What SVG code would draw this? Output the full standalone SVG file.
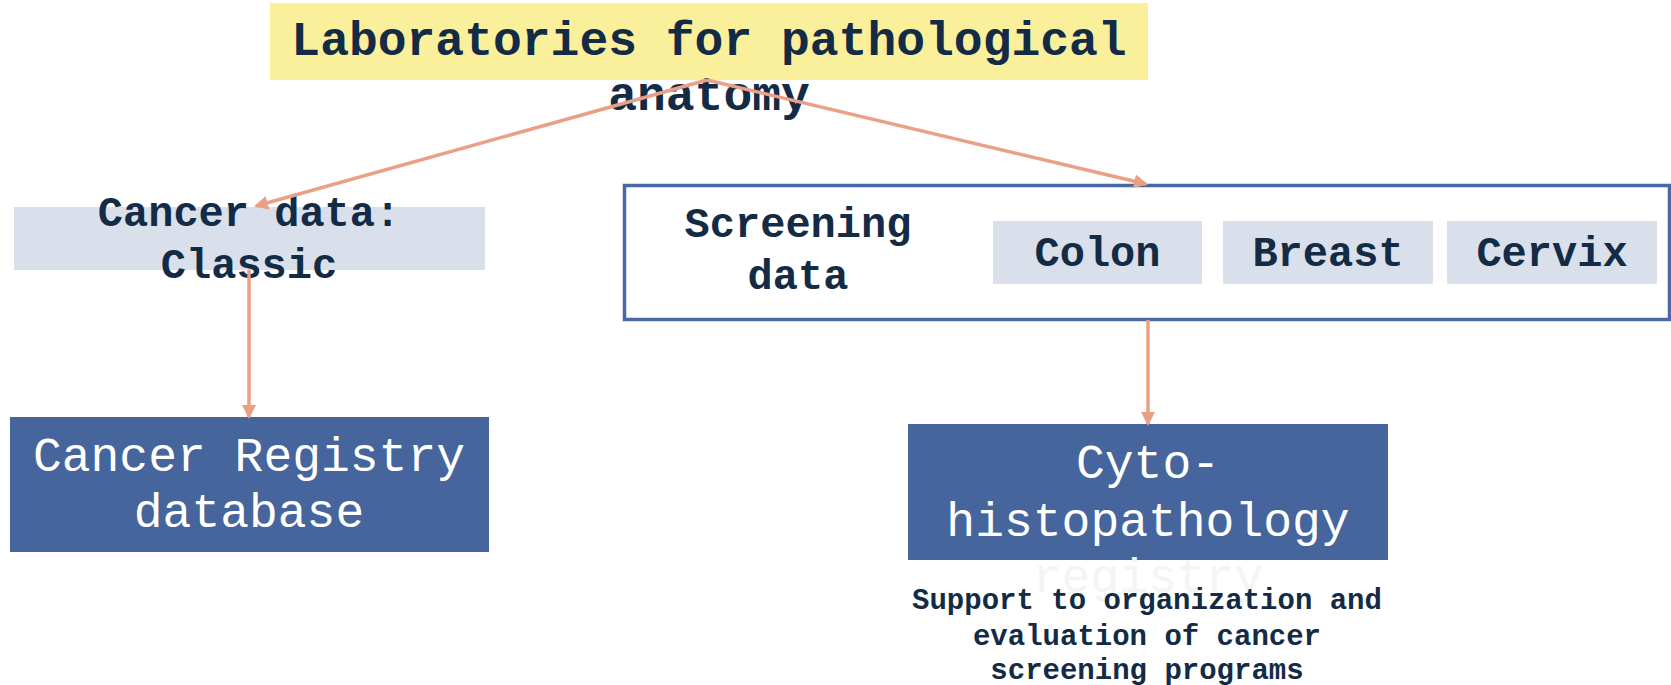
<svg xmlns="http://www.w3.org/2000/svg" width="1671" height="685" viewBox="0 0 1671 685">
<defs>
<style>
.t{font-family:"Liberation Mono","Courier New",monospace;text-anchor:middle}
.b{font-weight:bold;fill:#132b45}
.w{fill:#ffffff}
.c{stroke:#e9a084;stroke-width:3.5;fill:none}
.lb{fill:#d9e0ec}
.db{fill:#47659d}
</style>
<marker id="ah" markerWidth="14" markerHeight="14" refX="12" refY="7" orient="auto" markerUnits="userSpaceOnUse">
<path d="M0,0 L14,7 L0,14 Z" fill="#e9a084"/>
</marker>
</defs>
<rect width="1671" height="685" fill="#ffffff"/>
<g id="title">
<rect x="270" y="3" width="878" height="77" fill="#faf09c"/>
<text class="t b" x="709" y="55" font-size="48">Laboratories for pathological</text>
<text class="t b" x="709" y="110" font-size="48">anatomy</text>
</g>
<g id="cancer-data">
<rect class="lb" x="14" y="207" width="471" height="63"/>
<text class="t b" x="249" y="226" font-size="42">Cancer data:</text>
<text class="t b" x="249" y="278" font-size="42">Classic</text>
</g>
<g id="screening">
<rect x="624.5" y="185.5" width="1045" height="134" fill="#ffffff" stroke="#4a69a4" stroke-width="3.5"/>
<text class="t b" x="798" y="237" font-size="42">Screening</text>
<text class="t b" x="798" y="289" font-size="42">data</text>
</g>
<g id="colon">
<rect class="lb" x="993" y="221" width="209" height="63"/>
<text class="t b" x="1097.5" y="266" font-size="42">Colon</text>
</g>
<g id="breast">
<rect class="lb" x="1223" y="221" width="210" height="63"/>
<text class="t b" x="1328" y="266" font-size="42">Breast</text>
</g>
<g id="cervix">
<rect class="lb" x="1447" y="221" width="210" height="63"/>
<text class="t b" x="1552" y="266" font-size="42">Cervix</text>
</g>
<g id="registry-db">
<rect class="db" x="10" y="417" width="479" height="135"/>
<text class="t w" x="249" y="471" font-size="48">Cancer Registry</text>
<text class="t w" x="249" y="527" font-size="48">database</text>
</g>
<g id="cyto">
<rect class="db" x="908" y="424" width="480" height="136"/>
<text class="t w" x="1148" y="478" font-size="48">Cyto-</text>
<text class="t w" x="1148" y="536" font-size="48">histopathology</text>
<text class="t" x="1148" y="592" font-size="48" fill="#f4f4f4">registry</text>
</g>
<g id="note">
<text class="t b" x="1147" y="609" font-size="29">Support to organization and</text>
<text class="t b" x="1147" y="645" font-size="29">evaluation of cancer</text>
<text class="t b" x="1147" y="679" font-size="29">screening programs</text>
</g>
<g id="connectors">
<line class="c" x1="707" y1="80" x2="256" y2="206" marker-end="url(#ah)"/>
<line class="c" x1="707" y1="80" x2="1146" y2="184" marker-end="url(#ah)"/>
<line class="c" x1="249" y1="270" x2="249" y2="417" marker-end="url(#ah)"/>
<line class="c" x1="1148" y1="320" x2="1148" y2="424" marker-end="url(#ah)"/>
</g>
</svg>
--*--
→ **To be done**: Repeat the listing verbatim. Skip the pictures.

→ **Answer to the task**:
What SVG code would draw this? Output the full standalone SVG file.
<svg xmlns="http://www.w3.org/2000/svg" width="1671" height="685" viewBox="0 0 1671 685">
<defs>
<style>
.t{font-family:"Liberation Mono","Courier New",monospace;text-anchor:middle}
.b{font-weight:bold;fill:#132b45}
.w{fill:#ffffff}
.c{stroke:#e9a084;stroke-width:3.5;fill:none}
.lb{fill:#d9e0ec}
.db{fill:#47659d}
</style>
<marker id="ah" markerWidth="14" markerHeight="14" refX="12" refY="7" orient="auto" markerUnits="userSpaceOnUse">
<path d="M0,0 L14,7 L0,14 Z" fill="#e9a084"/>
</marker>
</defs>
<rect width="1671" height="685" fill="#ffffff"/>
<g id="title">
<rect x="270" y="3" width="878" height="77" fill="#faf09c"/>
<text class="t b" x="709" y="55" font-size="48">Laboratories for pathological</text>
<text class="t b" x="709" y="110" font-size="48">anatomy</text>
</g>
<g id="cancer-data">
<rect class="lb" x="14" y="207" width="471" height="63"/>
<text class="t b" x="249" y="226" font-size="42">Cancer data:</text>
<text class="t b" x="249" y="278" font-size="42">Classic</text>
</g>
<g id="screening">
<rect x="624.5" y="185.5" width="1045" height="134" fill="#ffffff" stroke="#4a69a4" stroke-width="3.5"/>
<text class="t b" x="798" y="237" font-size="42">Screening</text>
<text class="t b" x="798" y="289" font-size="42">data</text>
</g>
<g id="colon">
<rect class="lb" x="993" y="221" width="209" height="63"/>
<text class="t b" x="1097.5" y="266" font-size="42">Colon</text>
</g>
<g id="breast">
<rect class="lb" x="1223" y="221" width="210" height="63"/>
<text class="t b" x="1328" y="266" font-size="42">Breast</text>
</g>
<g id="cervix">
<rect class="lb" x="1447" y="221" width="210" height="63"/>
<text class="t b" x="1552" y="266" font-size="42">Cervix</text>
</g>
<g id="registry-db">
<rect class="db" x="10" y="417" width="479" height="135"/>
<text class="t w" x="249" y="471" font-size="48">Cancer Registry</text>
<text class="t w" x="249" y="527" font-size="48">database</text>
</g>
<g id="cyto">
<rect class="db" x="908" y="424" width="480" height="136"/>
<text class="t w" x="1148" y="478" font-size="48">Cyto-</text>
<text class="t w" x="1148" y="536" font-size="48">histopathology</text>
<text class="t" x="1148" y="592" font-size="48" fill="#f4f4f4">registry</text>
</g>
<g id="note">
<text class="t b" x="1147" y="609" font-size="29">Support to organization and</text>
<text class="t b" x="1147" y="645" font-size="29">evaluation of cancer</text>
<text class="t b" x="1147" y="679" font-size="29">screening programs</text>
</g>
<g id="connectors">
<line class="c" x1="707" y1="80" x2="256" y2="206" marker-end="url(#ah)"/>
<line class="c" x1="707" y1="80" x2="1146" y2="184" marker-end="url(#ah)"/>
<line class="c" x1="249" y1="270" x2="249" y2="417" marker-end="url(#ah)"/>
<line class="c" x1="1148" y1="320" x2="1148" y2="424" marker-end="url(#ah)"/>
</g>
</svg>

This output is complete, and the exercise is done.